In an embodiment, the display apparatus may further include a filling layer between the color control panel and the encapsulation layer.

In an embodiment, the dam may include a plurality of dams spaced from each other, and an interval between an outermost dam from among the plurality of dams and the supporter may be greater than an interval between adjacent ones of the plurality of dams.

According to one or more embodiments of the present disclosure, a display apparatus includes: a first panel including a display element; and a second panel including a color filter. The first panel further includes: a first substrate including a display area, and a peripheral area outside the display area, the display element being located at the display area, and a pixel circuit electrically connected to the display element being located at the display area; a driving circuit at the peripheral area, and configured to supply signals to the pixel circuit; an insulating layer covering the pixel circuit and the driving circuit; a dam on the insulating layer at the peripheral area; a supporter on the insulating layer at the peripheral area, and spaced from the dam; and an encapsulation layer on the display element. The encapsulation layer includes: a first inorganic encapsulation layer; a second inorganic encapsulation layer; and an organic encapsulation layer between the first inorganic encapsulation layer and the second inorganic encapsulation layer, and at least one of the first inorganic encapsulation layer and the second inorganic encapsulation layer covers at least a portion of an upper surface of the supporter.

In an embodiment, the supporter may include a plurality of organic insulating layers.

In an embodiment, an oxygen concentration of a lowermost layer from among the plurality of organic insulating layers may have a maximum at an interface with the insulating layer.

In an embodiment, a thin-film transistor of the pixel circuit and a thin-film transistor of the driving circuit may each include an oxide semiconductor.

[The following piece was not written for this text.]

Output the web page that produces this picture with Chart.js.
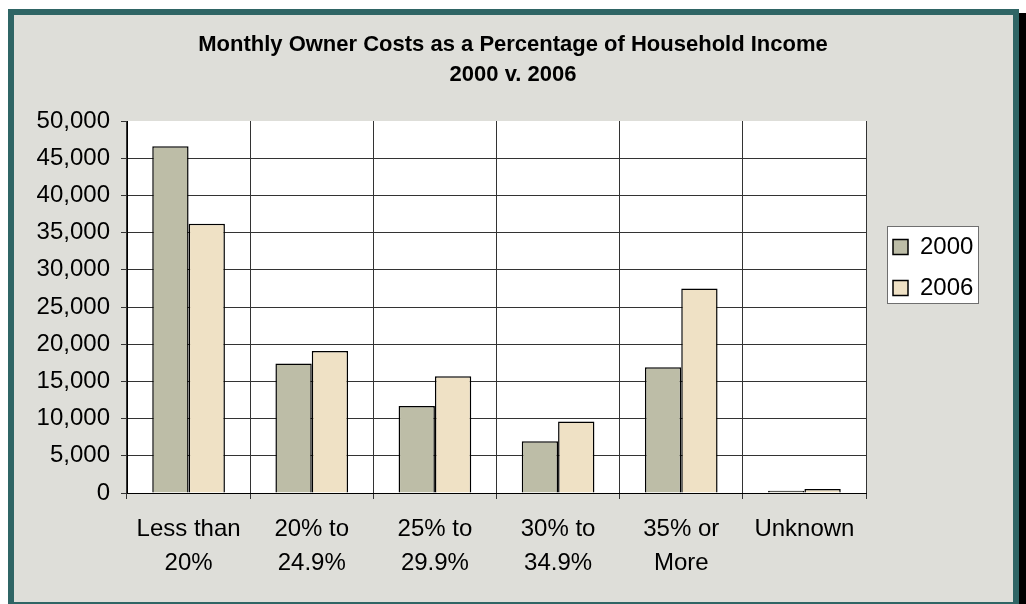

In an embodiment, a height of the dam may be equal to a height of the supporter.

In an embodiment, the second panel may further include: a color filter layer on a surface of a second substrate facing the display element; a color-converting layer on the color filter layer; and an organic insulating layer between the color filter layer and the color-converting layer.

In an embodiment, the display apparatus may further include a filling layer between the first panel and the second panel.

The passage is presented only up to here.